- What is asked: Take the lines from the top down to and including the one with "var yTicks = [40, 50, 60, 70, 80, 90];" and repeat them exactly. Omit images.

Plotting code records
* BEGIN *
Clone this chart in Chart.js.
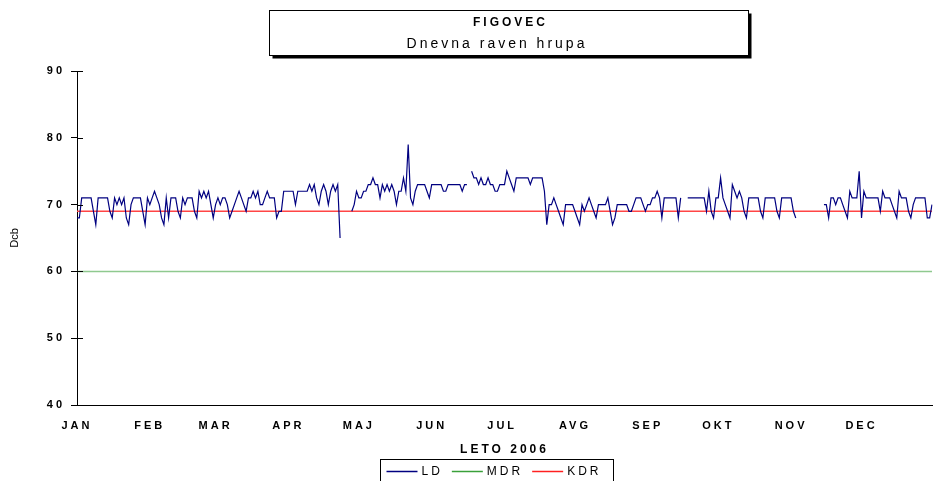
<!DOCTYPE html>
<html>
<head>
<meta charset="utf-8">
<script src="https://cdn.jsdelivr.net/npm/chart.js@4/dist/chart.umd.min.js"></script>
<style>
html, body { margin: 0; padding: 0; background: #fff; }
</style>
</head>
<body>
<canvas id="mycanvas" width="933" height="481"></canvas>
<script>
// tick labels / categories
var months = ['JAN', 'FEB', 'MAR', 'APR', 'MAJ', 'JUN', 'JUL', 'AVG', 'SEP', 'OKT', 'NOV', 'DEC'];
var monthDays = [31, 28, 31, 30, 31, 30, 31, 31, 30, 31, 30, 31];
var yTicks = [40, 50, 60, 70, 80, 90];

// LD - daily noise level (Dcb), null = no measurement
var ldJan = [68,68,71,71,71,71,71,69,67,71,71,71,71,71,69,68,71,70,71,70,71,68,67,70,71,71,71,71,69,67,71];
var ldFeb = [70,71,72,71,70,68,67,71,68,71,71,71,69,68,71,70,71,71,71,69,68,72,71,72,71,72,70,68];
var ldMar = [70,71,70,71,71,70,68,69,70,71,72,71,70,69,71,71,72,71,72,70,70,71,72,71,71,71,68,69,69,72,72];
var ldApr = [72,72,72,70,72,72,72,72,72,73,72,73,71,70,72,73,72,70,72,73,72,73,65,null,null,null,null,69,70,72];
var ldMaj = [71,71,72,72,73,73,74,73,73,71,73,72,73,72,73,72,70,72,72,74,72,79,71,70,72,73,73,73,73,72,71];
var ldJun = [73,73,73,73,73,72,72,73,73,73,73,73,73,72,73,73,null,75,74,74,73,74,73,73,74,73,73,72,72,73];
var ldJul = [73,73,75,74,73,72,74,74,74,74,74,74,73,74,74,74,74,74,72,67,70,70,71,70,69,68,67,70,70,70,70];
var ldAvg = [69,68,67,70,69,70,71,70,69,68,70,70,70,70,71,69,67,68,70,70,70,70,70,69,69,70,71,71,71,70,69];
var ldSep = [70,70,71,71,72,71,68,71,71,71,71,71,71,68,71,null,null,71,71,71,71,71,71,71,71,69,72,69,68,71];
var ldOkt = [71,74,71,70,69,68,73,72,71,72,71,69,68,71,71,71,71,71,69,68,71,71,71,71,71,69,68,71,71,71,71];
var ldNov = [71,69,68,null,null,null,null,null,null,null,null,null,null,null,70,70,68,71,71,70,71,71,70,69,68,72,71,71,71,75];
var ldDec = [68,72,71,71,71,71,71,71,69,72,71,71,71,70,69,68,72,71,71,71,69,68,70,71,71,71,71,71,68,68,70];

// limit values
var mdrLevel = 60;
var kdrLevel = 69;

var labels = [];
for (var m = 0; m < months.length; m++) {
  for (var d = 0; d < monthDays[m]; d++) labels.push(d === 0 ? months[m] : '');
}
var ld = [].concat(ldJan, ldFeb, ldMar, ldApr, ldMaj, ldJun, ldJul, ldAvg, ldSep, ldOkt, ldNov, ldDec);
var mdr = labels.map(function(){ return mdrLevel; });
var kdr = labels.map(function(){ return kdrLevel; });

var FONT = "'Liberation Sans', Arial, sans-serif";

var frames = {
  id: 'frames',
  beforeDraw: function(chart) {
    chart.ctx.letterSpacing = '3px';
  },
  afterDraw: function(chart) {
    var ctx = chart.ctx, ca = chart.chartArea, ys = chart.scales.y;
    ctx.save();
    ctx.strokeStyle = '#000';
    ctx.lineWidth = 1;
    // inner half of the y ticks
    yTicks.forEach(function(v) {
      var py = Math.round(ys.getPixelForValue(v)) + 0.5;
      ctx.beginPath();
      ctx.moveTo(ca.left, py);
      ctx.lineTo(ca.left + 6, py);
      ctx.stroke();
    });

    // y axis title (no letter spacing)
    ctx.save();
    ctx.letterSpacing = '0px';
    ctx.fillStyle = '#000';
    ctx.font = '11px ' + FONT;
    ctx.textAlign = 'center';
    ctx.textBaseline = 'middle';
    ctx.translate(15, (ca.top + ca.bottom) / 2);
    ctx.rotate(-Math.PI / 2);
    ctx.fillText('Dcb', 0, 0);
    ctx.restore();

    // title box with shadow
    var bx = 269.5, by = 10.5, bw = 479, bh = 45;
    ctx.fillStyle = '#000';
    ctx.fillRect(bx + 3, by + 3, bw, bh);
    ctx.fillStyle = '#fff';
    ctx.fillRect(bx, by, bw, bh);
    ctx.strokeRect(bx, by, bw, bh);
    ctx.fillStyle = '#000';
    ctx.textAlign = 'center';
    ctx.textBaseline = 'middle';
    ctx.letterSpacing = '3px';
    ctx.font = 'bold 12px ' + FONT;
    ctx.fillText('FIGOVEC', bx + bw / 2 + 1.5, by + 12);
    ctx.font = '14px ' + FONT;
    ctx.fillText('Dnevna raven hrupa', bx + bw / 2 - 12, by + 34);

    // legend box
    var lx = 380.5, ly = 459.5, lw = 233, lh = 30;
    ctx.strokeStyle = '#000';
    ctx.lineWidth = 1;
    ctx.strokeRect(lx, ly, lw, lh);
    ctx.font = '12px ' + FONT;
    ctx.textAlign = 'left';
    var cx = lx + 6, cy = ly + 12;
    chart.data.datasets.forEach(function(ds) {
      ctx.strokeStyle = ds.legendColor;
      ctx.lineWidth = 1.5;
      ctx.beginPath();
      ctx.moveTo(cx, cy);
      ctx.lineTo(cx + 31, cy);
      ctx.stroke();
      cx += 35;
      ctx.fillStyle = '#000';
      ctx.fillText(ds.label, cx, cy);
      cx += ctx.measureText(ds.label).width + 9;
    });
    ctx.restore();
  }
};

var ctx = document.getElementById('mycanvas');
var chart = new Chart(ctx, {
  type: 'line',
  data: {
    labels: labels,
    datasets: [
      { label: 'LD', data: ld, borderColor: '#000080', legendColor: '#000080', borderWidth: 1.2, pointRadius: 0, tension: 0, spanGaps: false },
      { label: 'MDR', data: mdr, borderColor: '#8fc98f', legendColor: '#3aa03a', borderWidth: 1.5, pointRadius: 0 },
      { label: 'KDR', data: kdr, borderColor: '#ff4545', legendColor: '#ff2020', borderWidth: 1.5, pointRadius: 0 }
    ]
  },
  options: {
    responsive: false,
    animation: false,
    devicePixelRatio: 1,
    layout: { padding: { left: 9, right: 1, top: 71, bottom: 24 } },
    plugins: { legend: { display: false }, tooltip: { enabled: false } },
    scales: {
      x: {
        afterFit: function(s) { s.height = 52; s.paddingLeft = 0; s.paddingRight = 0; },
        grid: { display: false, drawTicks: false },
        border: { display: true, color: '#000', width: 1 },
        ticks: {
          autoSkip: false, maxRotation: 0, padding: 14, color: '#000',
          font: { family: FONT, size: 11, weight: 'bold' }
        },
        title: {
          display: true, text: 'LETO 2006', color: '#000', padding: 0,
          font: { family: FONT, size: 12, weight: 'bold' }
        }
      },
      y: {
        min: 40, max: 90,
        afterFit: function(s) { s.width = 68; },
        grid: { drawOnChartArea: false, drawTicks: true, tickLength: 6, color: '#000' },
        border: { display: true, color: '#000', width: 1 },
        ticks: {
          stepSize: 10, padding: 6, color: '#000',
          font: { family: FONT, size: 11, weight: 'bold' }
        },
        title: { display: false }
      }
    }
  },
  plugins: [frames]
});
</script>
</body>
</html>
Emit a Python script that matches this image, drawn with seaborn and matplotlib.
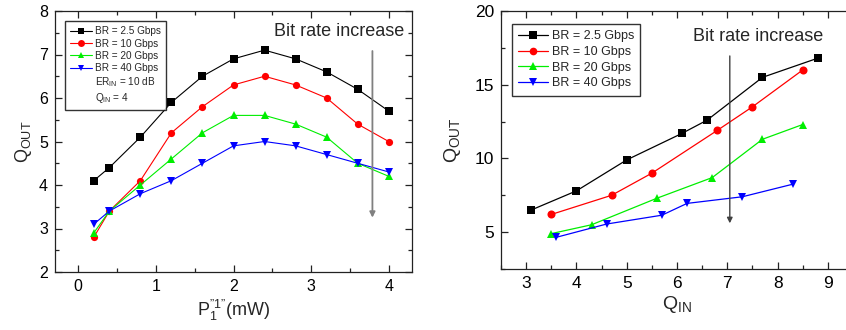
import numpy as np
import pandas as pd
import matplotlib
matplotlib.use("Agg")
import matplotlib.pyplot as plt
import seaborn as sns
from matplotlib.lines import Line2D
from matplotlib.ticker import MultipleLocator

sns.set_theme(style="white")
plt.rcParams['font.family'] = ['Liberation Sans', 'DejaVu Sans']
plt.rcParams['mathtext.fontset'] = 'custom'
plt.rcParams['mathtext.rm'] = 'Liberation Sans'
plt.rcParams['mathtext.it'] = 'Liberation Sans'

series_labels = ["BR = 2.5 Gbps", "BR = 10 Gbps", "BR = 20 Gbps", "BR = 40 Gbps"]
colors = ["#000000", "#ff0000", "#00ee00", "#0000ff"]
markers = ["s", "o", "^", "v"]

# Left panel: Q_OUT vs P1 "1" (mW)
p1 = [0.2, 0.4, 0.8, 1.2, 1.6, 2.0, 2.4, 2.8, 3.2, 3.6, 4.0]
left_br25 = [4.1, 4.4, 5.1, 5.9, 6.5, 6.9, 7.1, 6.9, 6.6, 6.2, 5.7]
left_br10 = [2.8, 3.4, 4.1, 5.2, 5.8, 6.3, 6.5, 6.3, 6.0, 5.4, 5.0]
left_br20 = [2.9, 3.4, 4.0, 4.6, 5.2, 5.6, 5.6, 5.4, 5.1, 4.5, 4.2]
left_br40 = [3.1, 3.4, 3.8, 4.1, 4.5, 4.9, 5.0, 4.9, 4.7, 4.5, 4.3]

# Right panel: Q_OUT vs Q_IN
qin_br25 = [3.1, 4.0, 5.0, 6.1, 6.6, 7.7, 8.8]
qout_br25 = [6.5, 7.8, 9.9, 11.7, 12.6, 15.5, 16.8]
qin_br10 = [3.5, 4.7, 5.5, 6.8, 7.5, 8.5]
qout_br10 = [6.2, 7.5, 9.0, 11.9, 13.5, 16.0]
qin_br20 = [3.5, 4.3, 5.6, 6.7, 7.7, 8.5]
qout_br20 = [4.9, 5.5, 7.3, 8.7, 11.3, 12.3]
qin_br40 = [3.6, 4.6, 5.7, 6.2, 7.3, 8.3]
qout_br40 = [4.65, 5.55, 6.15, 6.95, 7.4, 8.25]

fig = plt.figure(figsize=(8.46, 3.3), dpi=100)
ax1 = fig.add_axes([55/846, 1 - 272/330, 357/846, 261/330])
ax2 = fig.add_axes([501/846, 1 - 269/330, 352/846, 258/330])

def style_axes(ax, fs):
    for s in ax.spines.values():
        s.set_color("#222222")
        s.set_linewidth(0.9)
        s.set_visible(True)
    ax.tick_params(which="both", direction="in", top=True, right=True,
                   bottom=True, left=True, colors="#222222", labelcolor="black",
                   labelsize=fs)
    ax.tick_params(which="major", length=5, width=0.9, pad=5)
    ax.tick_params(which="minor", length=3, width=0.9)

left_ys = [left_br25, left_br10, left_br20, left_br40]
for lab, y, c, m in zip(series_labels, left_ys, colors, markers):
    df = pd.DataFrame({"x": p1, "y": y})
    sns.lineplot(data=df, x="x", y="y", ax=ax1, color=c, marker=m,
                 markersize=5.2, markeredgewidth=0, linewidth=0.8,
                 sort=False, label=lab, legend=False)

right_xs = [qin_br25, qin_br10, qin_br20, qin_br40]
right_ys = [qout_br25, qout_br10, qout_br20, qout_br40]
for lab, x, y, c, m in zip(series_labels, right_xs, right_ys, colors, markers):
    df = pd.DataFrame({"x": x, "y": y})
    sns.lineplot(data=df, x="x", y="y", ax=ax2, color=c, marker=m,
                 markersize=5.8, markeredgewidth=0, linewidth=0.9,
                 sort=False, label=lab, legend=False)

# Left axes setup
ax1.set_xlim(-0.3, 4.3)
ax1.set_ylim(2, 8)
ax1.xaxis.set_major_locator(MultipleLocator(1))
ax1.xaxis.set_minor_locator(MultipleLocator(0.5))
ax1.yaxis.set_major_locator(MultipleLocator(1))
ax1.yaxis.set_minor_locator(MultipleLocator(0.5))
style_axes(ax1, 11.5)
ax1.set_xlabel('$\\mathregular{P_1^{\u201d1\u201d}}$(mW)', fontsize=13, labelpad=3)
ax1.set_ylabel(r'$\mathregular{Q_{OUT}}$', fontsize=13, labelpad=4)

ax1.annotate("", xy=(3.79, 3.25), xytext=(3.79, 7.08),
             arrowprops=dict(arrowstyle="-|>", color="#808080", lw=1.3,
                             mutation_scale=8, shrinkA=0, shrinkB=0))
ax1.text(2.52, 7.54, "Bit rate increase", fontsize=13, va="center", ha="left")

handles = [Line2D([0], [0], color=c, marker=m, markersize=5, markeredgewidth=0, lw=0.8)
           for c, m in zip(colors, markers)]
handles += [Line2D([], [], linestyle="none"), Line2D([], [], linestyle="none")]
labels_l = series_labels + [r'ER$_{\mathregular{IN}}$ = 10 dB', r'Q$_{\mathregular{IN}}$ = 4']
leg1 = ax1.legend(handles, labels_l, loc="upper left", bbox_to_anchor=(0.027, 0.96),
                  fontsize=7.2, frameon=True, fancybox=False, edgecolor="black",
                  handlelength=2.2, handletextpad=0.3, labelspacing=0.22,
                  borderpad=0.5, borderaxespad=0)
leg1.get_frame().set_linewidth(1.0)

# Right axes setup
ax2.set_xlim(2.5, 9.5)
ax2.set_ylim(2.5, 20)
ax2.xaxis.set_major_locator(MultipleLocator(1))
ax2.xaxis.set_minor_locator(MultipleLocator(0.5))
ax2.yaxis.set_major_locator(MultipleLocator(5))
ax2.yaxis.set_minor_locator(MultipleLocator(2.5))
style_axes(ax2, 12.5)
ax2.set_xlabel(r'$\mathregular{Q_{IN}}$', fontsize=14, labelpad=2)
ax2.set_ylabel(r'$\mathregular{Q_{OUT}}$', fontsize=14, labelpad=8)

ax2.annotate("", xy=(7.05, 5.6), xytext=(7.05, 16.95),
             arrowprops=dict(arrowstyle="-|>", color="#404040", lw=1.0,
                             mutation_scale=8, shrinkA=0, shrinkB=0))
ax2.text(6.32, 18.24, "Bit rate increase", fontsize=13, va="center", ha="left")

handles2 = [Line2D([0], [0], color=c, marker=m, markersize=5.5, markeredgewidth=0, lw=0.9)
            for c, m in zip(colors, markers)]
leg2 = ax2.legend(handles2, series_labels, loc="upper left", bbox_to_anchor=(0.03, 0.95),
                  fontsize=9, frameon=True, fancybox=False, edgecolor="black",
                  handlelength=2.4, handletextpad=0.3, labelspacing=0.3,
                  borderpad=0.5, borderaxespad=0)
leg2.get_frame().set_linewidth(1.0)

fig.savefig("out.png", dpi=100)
* END *
- Solution to this task:
Clone this chart in Chart.js.
<!DOCTYPE html>
<html>
<head>
<meta charset="utf-8">
<script src="https://cdn.jsdelivr.net/npm/chart.js@4/dist/chart.umd.min.js"></script>
<style>
html, body { margin: 0; padding: 0; background: #fff; }
</style>
</head>
<body>
<canvas id="mycanvas" width="933" height="481"></canvas>
<script>
// tick labels / categories
var months = ['JAN', 'FEB', 'MAR', 'APR', 'MAJ', 'JUN', 'JUL', 'AVG', 'SEP', 'OKT', 'NOV', 'DEC'];
var monthDays = [31, 28, 31, 30, 31, 30, 31, 31, 30, 31, 30, 31];
var yTicks = [40, 50, 60, 70, 80, 90];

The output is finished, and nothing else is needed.